(Charts and diagrams as code)
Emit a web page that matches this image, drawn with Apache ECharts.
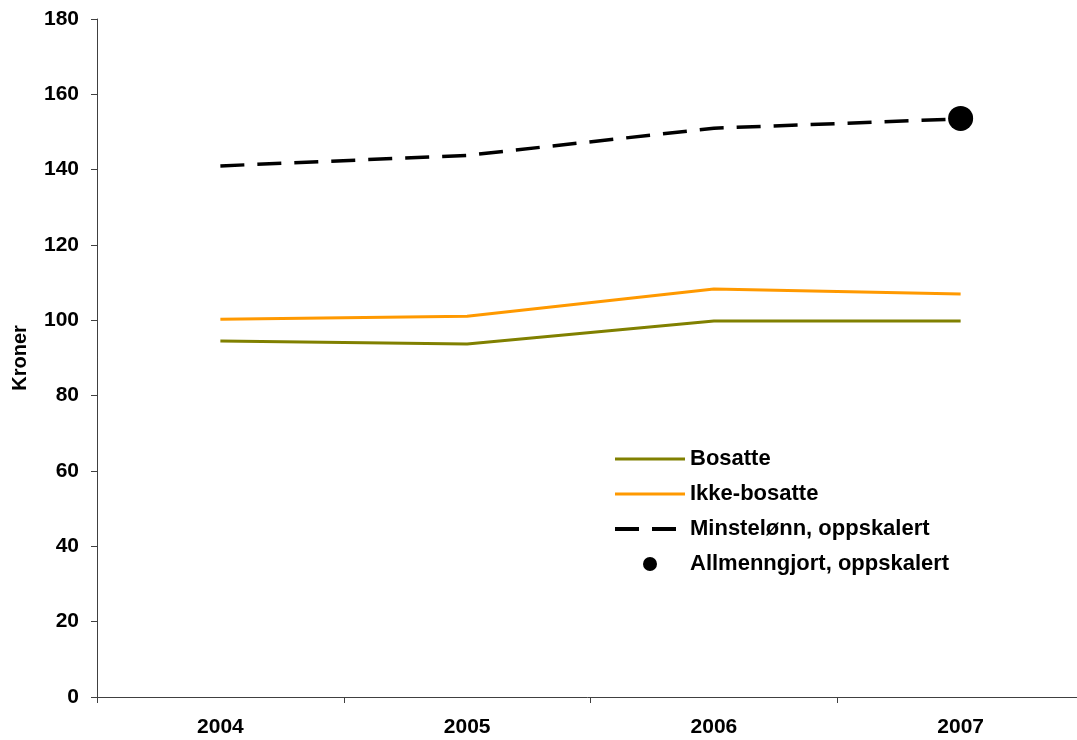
<!DOCTYPE html>
<html>
<head>
<meta charset="utf-8">
<title>Kroner</title>
<script src="https://cdn.jsdelivr.net/npm/echarts@6/dist/echarts.min.js"></script>
<style>
  html, body { margin: 0; padding: 0; background: #fff; }
  #chart { width: 1077px; height: 740px; }
</style>
</head>
<body>
<div id="chart"></div>
<script>
var years = ['2004', '2005', '2006', '2007'];
var bosatte = [94.5, 93.7, 99.8, 99.8];
var ikkeBosatte = [100.3, 101.1, 108.3, 107.0];
var minstelonn = [141.0, 143.8, 151.0, 153.5];
var allmenngjort = ['-', '-', '-', 153.6];

var font = 'Liberation Sans, Arial, sans-serif';

var chart = echarts.init(document.getElementById('chart'));
chart.setOption({
  animation: false,
  grid: { left: 97, right: -7, top: 19, bottom: 43, outerBoundsMode: 'none', containLabel: false },
  legend: {
    orient: 'vertical',
    left: 608,
    top: 443,
    itemWidth: 70,
    itemHeight: 14,
    itemGap: 13,
    textStyle: { fontFamily: font, fontWeight: 'bold', fontSize: 22, color: '#000' },
    data: [
      { name: 'Bosatte', itemStyle: { opacity: 0 }, lineStyle: { width: 3 } },
      { name: 'Ikke-bosatte', itemStyle: { opacity: 0 }, lineStyle: { width: 3 } },
      { name: 'Minstelønn, oppskalert', itemStyle: { opacity: 0 }, lineStyle: { width: 4 } },
      { name: 'Allmenngjort, oppskalert', icon: 'circle' }
    ]
  },
  xAxis: {
    type: 'category',
    data: years,
    boundaryGap: true,
    axisLine: { lineStyle: { color: '#404040', width: 1 } },
    axisTick: { show: true, length: 6, lineStyle: { color: '#404040' } },
    axisLabel: { margin: 20, fontFamily: font, fontWeight: 'bold', fontSize: 21, color: '#000' }
  },
  yAxis: {
    type: 'value',
    min: 0,
    max: 180,
    interval: 20,
    name: 'Kroner',
    nameLocation: 'middle',
    nameGap: 67,
    nameTextStyle: { fontFamily: font, fontWeight: 'bold', fontSize: 20, color: '#000' },
    axisLine: { show: true, lineStyle: { color: '#404040', width: 1 } },
    axisTick: { show: true, length: 6, lineStyle: { color: '#404040' } },
    splitLine: { show: false },
    axisLabel: { margin: 18, fontFamily: font, fontWeight: 'bold', fontSize: 21, color: '#000' }
  },
  series: [
    {
      name: 'Bosatte',
      type: 'line',
      data: bosatte,
      symbol: 'none',
      lineStyle: { color: '#808000', width: 3 },
      itemStyle: { color: '#808000' }
    },
    {
      name: 'Ikke-bosatte',
      type: 'line',
      data: ikkeBosatte,
      symbol: 'none',
      lineStyle: { color: '#FF9900', width: 3 },
      itemStyle: { color: '#FF9900' }
    },
    {
      name: 'Minstelønn, oppskalert',
      type: 'line',
      data: minstelonn,
      symbol: 'none',
      lineStyle: { color: '#000', width: 3.5, type: [24, 13] },
      itemStyle: { color: '#000' }
    },
    {
      name: 'Allmenngjort, oppskalert',
      type: 'scatter',
      data: allmenngjort,
      symbol: 'circle',
      symbolSize: 25,
      itemStyle: { color: '#000', opacity: 1 }
    }
  ]
});
</script>
</body>
</html>
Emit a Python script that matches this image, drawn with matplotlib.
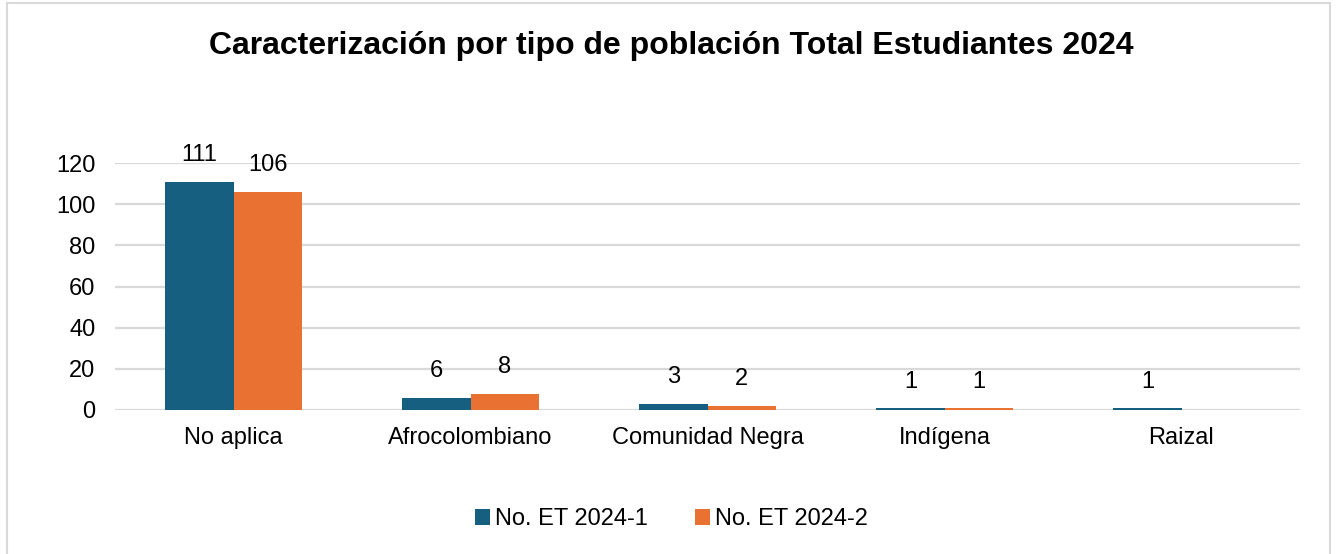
import numpy as np
import matplotlib.pyplot as plt
from matplotlib.patches import Rectangle

plt.rcParams['font.family'] = ['Liberation Sans', 'DejaVu Sans']

# --- data
categories = ['No aplica', 'Afrocolombiano', 'Comunidad Negra', 'Indígena', 'Raizal']
series_names = ['No. ET 2024-1', 'No. ET 2024-2']
et_2024_1 = [111, 6, 3, 1, 1]
et_2024_2 = [106, 8, 2, 1, np.nan]
yticks = [0, 20, 40, 60, 80, 100, 120]

BLUE = '#175F80'
ORANGE = '#E97132'
GRID = '#D9D9D9'
FS = 17

fig = plt.figure(figsize=(13.43, 5.54), dpi=100)
W, H = 1343, 554
ax = fig.add_axes([115 / W, 1 - 410 / H, 1185 / W, 247 / H])

x = np.arange(len(categories))
bw = 0.287
b1 = ax.bar(x - bw / 2, et_2024_1, bw, color=BLUE, label=series_names[0], zorder=3)
b2 = ax.bar(x + bw / 2, et_2024_2, bw, color=ORANGE, label=series_names[1], zorder=3)

for bars, vals in ((b1, et_2024_1), (b2, et_2024_2)):
    for rect, v in zip(bars, vals):
        if np.isnan(v):
            continue
        ax.annotate(f'{v:g}', (rect.get_x() + rect.get_width() / 2, v),
                    xytext=(0, 19), textcoords='offset points',
                    ha='center', va='center', fontsize=FS, color='#000000',
                    annotation_clip=False, zorder=5)

ax.set_xlim(-0.5, len(categories) - 0.5)
ax.set_ylim(0, 120)
ax.set_yticks(yticks)
ax.set_xticks(x)
ax.set_xticklabels(categories)
ax.tick_params(axis='both', length=0, labelsize=FS, colors='#000000')
ax.tick_params(axis='x', pad=12)
ax.tick_params(axis='y', pad=14)
ax.yaxis.grid(True, color=GRID, linewidth=1.6, zorder=0)
ax.set_axisbelow(True)
for s in ax.spines.values():
    s.set_visible(False)

fig.text(0.5, 1 - 46 / H, 'Caracterización por tipo de población Total Estudiantes 2024',
         ha='center', va='center', fontsize=23, fontweight='bold')

fig.legend(handles=[b1, b2], loc='center', bbox_to_anchor=(0.5, 1 - 519 / H),
           ncol=2, frameon=False, fontsize=FS, handlelength=0.65, handleheight=0.65,
           handletextpad=0.2, columnspacing=2.0)

fig.patches.append(Rectangle((7 / W, -0.01), 1323 / W, 1 - 3 / H + 0.01,
                             transform=fig.transFigure, fill=False,
                             edgecolor='#D9D9D9', linewidth=1.5))

fig.savefig('out.png', dpi=100)
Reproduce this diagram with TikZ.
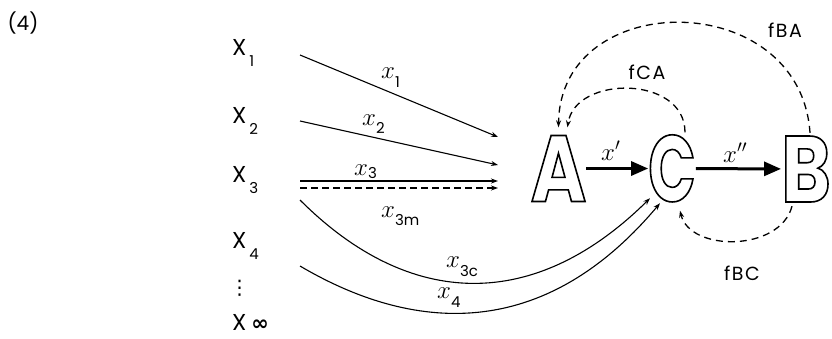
\documentclass[tikz,border=0pt]{standalone}
\usepackage{fontspec}
\setmainfont{Poppins}
\newfontfamily\letterfont[FakeStretch=0.8]{Poppins}
\newfontfamily\letterfontC[FakeStretch=0.66]{Poppins}
\newfontfamily\flfont[LetterSpace=8]{Poppins}
\newfontfamily\symfont{DejaVu Sans}
\usetikzlibrary{arrows.meta,calc}
\newcommand\outl[1]{\special{pdf:literal direct 1 Tr 1.6 w}#1\special{pdf:literal direct 0 Tr}}
\newcommand\subx[2]{\raisebox{#1}{\fontsize{15}{15}\selectfont #2}}
\begin{document}
\begin{tikzpicture}[x=1pt,y=-1pt,
  xl/.style={inner sep=0pt, anchor=base west, font=\fontsize{23}{23}\selectfont},
  vl/.style={inner sep=0pt, anchor=base west, font=\fontsize{27}{27}\selectfont},
  fl/.style={inner sep=0pt, font=\flfont\fontsize{19}{19}\selectfont},
  letter/.style={inner sep=0pt, text height=66pt, text depth=0pt},
  flow/.style={line width=1.1pt, -{Stealth[length=7pt,width=5pt]}},
  fb/.style={line width=1.3pt, dash pattern=on 7pt off 5pt, -{Stealth[length=7pt,width=5pt]}},
  mainarrow/.style={line width=3pt, -{Triangle[length=17pt,width=14pt]}}]
\useasboundingbox (0,0) rectangle (832,338);

% label (4)
\node[inner sep=0pt, font=\fontsize{20}{20}\selectfont] (num) at (23,23) {(4)};

% sources
\node[xl] (X1) at (232,55) {X\hspace{3pt}\subx{-11pt}{1}};
\node[xl] (X2) at (232,123) {X\hspace{3pt}\subx{-11pt}{2}};
\node[xl] (X3) at (232,182) {X\hspace{3pt}\subx{-11pt}{3}};
\node[xl] (X4) at (232,248) {X\hspace{3pt}\subx{-11pt}{4}};
\node[inner sep=0pt, font=\symfont\fontsize{20}{20}\selectfont] (dots) at (239.5,288) {⋮};
\node[xl] (Xinf) at (232,330) {X\hspace{5pt}{\symfont\bfseries\fontsize{21}{21}\selectfont ∞}};

% big outlined letters
\node[letter, font=\letterfont\bfseries\fontsize{94}{94}\selectfont] (A) at (558.5,168.5) {\outl{A}};
\node[letter, font=\letterfontC\bfseries\fontsize{94}{94}\selectfont] (C) at (672,168.5) {\outl{C}};
\node[letter, font=\letterfont\bfseries\fontsize{94}{94}\selectfont] (B) at (806,169) {\outl{B}};

% free ends of the input flows
\coordinate (s1) at (300,55);   \coordinate (e1) at (498,137);
\coordinate (s2) at (300,121);  \coordinate (e2) at (498,165);
\coordinate (s3) at (300,181);  \coordinate (e3) at (498,181);
\coordinate (s3m) at (300,188); \coordinate (e3m) at (498,188);
\coordinate (s3c) at (300,200);
\coordinate (s4) at (300,266);

\draw[flow] (s1) -- (e1);
\draw[flow] (s2) -- (e2);
\draw[flow] (s3) -- (e3);
\draw[flow, dash pattern=on 7pt off 4pt] (s3m) -- (e3m);
\draw[flow] (s3c) .. controls (410,310) and (535,312) .. ($(C.south)+(-22,-3.5)$);
\draw[flow] (s4) .. controls (400,325) and (535,352) .. ($(C.south)+(-12,1.5)$);

% flow labels
\node[vl] (l1) at (381,78) {$x$\subx{-9pt}{1}};
\node[vl] (l2) at (362,125) {$x$\subx{-8pt}{2}};
\node[vl] (l3) at (354,175) {$x$\subx{-3pt}{3}};
\node[vl] (l3m) at (381,217) {$x$\subx{-8pt}{3m}};
\node[vl] (l3c) at (446,267) {$x$\subx{-9pt}{3c}};
\node[vl] (l4) at (437,298) {$x$\subx{-9pt}{4}};

% main chain
\draw[mainarrow] (A) -- (C);
\draw[mainarrow] (C) -- (B);
\node[vl] (xp) at (601,160) {$x'$};
\node[vl] (xpp) at (723,162) {$x''$};

% feedbacks
\draw[fb] ($(C.north)+(13,-3)$) .. controls (685,75) and (575,75) .. ($(A.north)+(9,-8)$);
\draw[fb] ($(B.north)+(4,-3)$) .. controls (800,-13) and (560,-13) .. ($(A.north)+(0,-8)$);
\draw[fb] ($(B.south)+(-14,4)$) .. controls (780,252) and (690,252) .. ($(C.south)+(8,9)$);
\node[fl] (fCA) at (647,72) {fCA};
\node[fl] (fBA) at (785,30) {fBA};
\node[fl] (fBC) at (742,273) {fBC};
\end{tikzpicture}
\end{document}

**Your objective:**
Transcribe exactly the lines between the one containing "Emit a Python" and the one containing "s.set_visible(False)", counting both ends. Pictures are not copied.

**Finished task:**
Emit a Python script that matches this image, drawn with matplotlib.
import numpy as np
import matplotlib.pyplot as plt
from matplotlib.patches import Rectangle

plt.rcParams['font.family'] = ['Liberation Sans', 'DejaVu Sans']

# --- data
categories = ['No aplica', 'Afrocolombiano', 'Comunidad Negra', 'Indígena', 'Raizal']
series_names = ['No. ET 2024-1', 'No. ET 2024-2']
et_2024_1 = [111, 6, 3, 1, 1]
et_2024_2 = [106, 8, 2, 1, np.nan]
yticks = [0, 20, 40, 60, 80, 100, 120]

BLUE = '#175F80'
ORANGE = '#E97132'
GRID = '#D9D9D9'
FS = 17

fig = plt.figure(figsize=(13.43, 5.54), dpi=100)
W, H = 1343, 554
ax = fig.add_axes([115 / W, 1 - 410 / H, 1185 / W, 247 / H])

x = np.arange(len(categories))
bw = 0.287
b1 = ax.bar(x - bw / 2, et_2024_1, bw, color=BLUE, label=series_names[0], zorder=3)
b2 = ax.bar(x + bw / 2, et_2024_2, bw, color=ORANGE, label=series_names[1], zorder=3)

for bars, vals in ((b1, et_2024_1), (b2, et_2024_2)):
    for rect, v in zip(bars, vals):
        if np.isnan(v):
            continue
        ax.annotate(f'{v:g}', (rect.get_x() + rect.get_width() / 2, v),
                    xytext=(0, 19), textcoords='offset points',
                    ha='center', va='center', fontsize=FS, color='#000000',
                    annotation_clip=False, zorder=5)

ax.set_xlim(-0.5, len(categories) - 0.5)
ax.set_ylim(0, 120)
ax.set_yticks(yticks)
ax.set_xticks(x)
ax.set_xticklabels(categories)
ax.tick_params(axis='both', length=0, labelsize=FS, colors='#000000')
ax.tick_params(axis='x', pad=12)
ax.tick_params(axis='y', pad=14)
ax.yaxis.grid(True, color=GRID, linewidth=1.6, zorder=0)
ax.set_axisbelow(True)
for s in ax.spines.values():
    s.set_visible(False)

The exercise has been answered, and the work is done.